As the evacuation was ongoing, volunteer firefighters from a fire station located 500 ft from the community hall arrived and tried in vain to put out the flames from the outside. Many of the partygoers who managed to escape had their clothes on fire as they left the building, and rolled in the snow to extinguish them. The badly burned victims were transported to a nearby CLSC, where only one nurse was on duty. The burned victims were then transported to the hospital in Chibougamau, 30 minutes away. The next morning, nine of the badly burned victims were moved from the hospital by helicopter to a larger hospital in Quebec City.

==Trial of Florent Cantin==
Florent Cantin, the man who set the decorations on fire, pleaded guilty to manslaughter in the death of Robin Desjardins. During the trial, Cantin admitted to holding up a lighter to the flammable decorations with intent to "play with fire", but not to set the town hall ablaze. He compared the situation to people lighting paper napkins in celebration of the new year.

Cantin was originally sentenced to eight years in prison without parole for three years. This sentence was deemed harsh considering that Cantin's actions were negligent, but nevertheless were not intended to cause harm. Petitions were circulated by citizens and organisations of the province asking for a more lenient sentence. Following an appeal by Cantin, the sentence was reduced by the Quebec Superior Court to two years minus one day.
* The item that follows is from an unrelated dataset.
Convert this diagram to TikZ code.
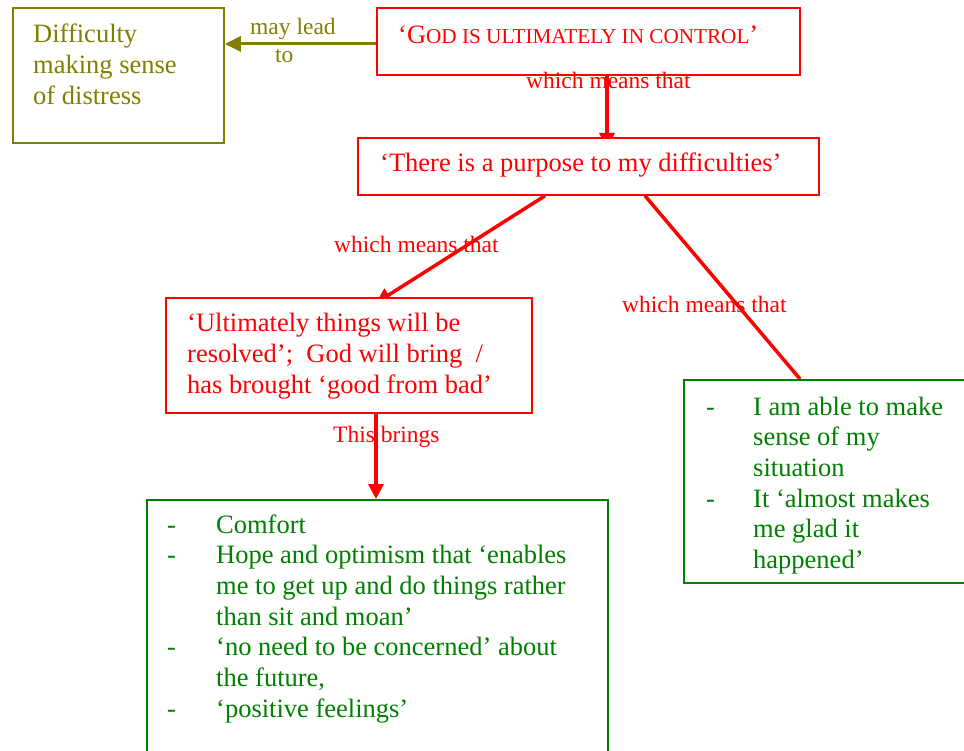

Upon his release from jail, Cantin moved away from the town, starting a new life elsewhere. Ten years later he was convicted of uttering threats against his wife.

==Effects on the region==
The town of Chapais was deeply hurt by the loss of many lives. In addition to those who were physically injured, the events left a deep emotional scar on the inhabitants of the town. A memorial park with a walkway and plaque marks the location of the destroyed club. A social worker who authored a thesis on the psychological and social effects of the tragedy on the town stated that the inhabitants preferred not to talk about the fire, with the subject eventually becoming taboo. Most survivors did not receive any psychological help or counseling, and some resorted to alcohol or drugs in order to attempt to forget the events.